Materials and methods: This prospective study was carried out among 551 patients (vulnerable population pediatrics, pregnant women, geriatrics and other vulnerable patients) from a selected tertiary care hospital. Based on Modified Kuppuswamy socio economic status scale 2020 our study population was under lower middle, upper lower and lower class. In our study the ratio of prescribed daily dose (PDD) to WHO defined daily dose (DDD) and DOT calculation (for pediatrics) was used for drug utilization evaluation. Cost comparison study was also conducted between the prescribed branded antibiotics and their generic alternative.
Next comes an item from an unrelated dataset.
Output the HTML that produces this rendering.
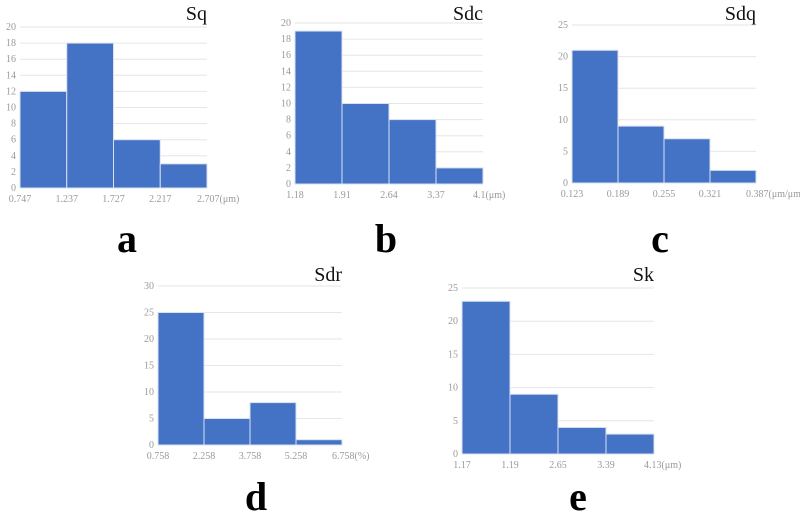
<!DOCTYPE html>
<html><head><meta charset="utf-8">
<style>
html,body{margin:0;padding:0;background:#fff;}
svg{display:block;}
.tick{font-family:"Liberation Serif",serif;font-size:10px;fill:#999;}
.title{font-family:"Liberation Serif",serif;font-size:20px;fill:#111;}
.letter{font-family:"Liberation Serif",serif;font-size:40px;font-weight:bold;fill:#000;}
</style></head>
<body>
<svg id="root" width="800" height="517"></svg>
<script>
// Chart a (Sq)
const sqBins = ["0.747","1.237","1.727","2.217","2.707"];
const sqCounts = [12,18,6,3];
const sqYTicks = [0,2,4,6,8,10,12,14,16,18,20];
// Chart b (Sdc)
const sdcBins = ["1.18","1.91","2.64","3.37","4.1"];
const sdcCounts = [19,10,8,2];
const sdcYTicks = [0,2,4,6,8,10,12,14,16,18,20];
// Chart c (Sdq)
const sdqBins = ["0.123","0.189","0.255","0.321","0.387"];
const sdqCounts = [21,9,7,2];
const sdqYTicks = [0,5,10,15,20,25];
// Chart d (Sdr)
const sdrBins = ["0.758","2.258","3.758","5.258","6.758"];
const sdrCounts = [25,5,8,1];
const sdrYTicks = [0,5,10,15,20,25,30];
// Chart e (Sk)
const skBins = ["1.17","1.19","2.65","3.39","4.13"];
const skCounts = [23,9,4,3];
const skYTicks = [0,5,10,15,20,25];

const NS="http://www.w3.org/2000/svg";
const root=document.getElementById('root');
function mk(tag,attrs,parent){const e=document.createElementNS(NS,tag);for(const k in attrs)e.setAttribute(k,attrs[k]);parent.appendChild(e);return e;}

function chart(id,cfg,bins,counts,yTicks,title,unit,letter){
  const g=mk('g',{},root);
  
  
  const x0=cfg.x0,x1=cfg.x1,yTop=cfg.yTop,yBot=cfg.yBot;
  const ymax=yTicks[yTicks.length-1];
  const ys=v=>yBot-(v/ymax)*(yBot-yTop);
  const n=counts.length;
  const xs=i=>x0+(x1-x0)*i/n;
  yTicks.forEach(t=>{
    const l=mk('line',{x1:x0,x2:x1,y1:ys(t),y2:ys(t),stroke:'#e6e6e6','stroke-width':1},g);
    
    
    const tx=mk('text',{x:x0-4,y:ys(t)+3,'text-anchor':'end',class:'tick'},g);
    tx.textContent=t;
    
    
  });
  counts.forEach((c,i)=>{
    const r=mk('rect',{x:xs(i),y:ys(c),width:xs(i+1)-xs(i),height:yBot-ys(c),fill:'#4472C4',stroke:'#d9e2f3','stroke-width':1},g);
    
    
  });
  bins.forEach((b,i)=>{
    const tx=mk('text',{x:xs(i),y:yBot+14,'text-anchor':'middle',class:'tick'},g);
    tx.textContent=b+(i===bins.length-1?unit:'');
    if(i===bins.length-1){tx.setAttribute('text-anchor','start');tx.setAttribute('x',xs(i)-10);}
    
    
  });
  const tt=mk('text',{x:x1,y:cfg.titleY,'text-anchor':'end',class:'title'},g);
  tt.textContent=title;
  
  
  const lt=mk('text',{x:cfg.lx,y:cfg.ly,'text-anchor':'middle',class:'letter'},g);
  lt.textContent=letter;
  
  
}
chart('a',{x0:20,x1:207,yTop:27,yBot:188,titleY:20,lx:127,ly:252},sqBins,sqCounts,sqYTicks,'Sq','(μm)','a');
chart('b',{x0:295,x1:483,yTop:23,yBot:184,titleY:20,lx:386,ly:252},sdcBins,sdcCounts,sdcYTicks,'Sdc','(μm)','b');
chart('c',{x0:572,x1:756,yTop:25,yBot:183,titleY:20,lx:660,ly:252},sdqBins,sdqCounts,sdqYTicks,'Sdq','(μm/μm)','c');
chart('d',{x0:158,x1:342,yTop:286,yBot:445,titleY:281,lx:256,ly:510},sdrBins,sdrCounts,sdrYTicks,'Sdr','(%)','d');
chart('e',{x0:462,x1:654,yTop:288,yBot:454,titleY:281,lx:578,ly:510},skBins,skCounts,skYTicks,'Sk','(μm)','e');
</script>
</body></html>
Results: The study included 551 patients; males were in majority when compared to females. Cephalosporins were the most commonly prescribed antibiotics in patients: Pediatrics (46.74%), pregnant women (80.55%), Geriatric (49.76%) and other patients (42.99%). Most commonly prescribed antibiotic combinations were Amoxicillin-Clavulanate (3.63%) in oral formulation, Piperacillin-Tazobactam (4.63%) and Sulbactam- Cefoperazone (2.38%) in parenteral formulation. DOT calculation was done for pediatric patients which revealed association of days of therapy with therapeutic outcome. The PDD/DDD ratio revealed more sub use of antibiotics, followed by overuse and least optimal drug utilization. Prescriptions for branded antibiotics were more (81.13%) when compared to generics. Based upon AWaRe classification of antibiotics majority of antibiotics were from Watch group (73.63%). Cost comparison studies showed branded antibiotics are costlier than their alternative generic counterparts with a total mean difference of ₹665.40.
Conclusion: The study indicates that there is lot of scope of improvement in prescribing pattern of antibiotics when practicing rational drug use. Optimized antibiotic prescription is required in geriatric, pediatric and pregnant women, to prevent overuse and subuse of antibiotics in order to prevent bacterial resistance and adverse drug reaction associated with inappropriate antibiotic usage. More of Generic antibiotics should be prescribed and dispensed to reduce the cost burden on patients. Parenteral therapy should be prescribed only when necessary. Culture and sensitivity tests should be mandatory for antibiotics prescription to get more appropriate therapeutic outcome.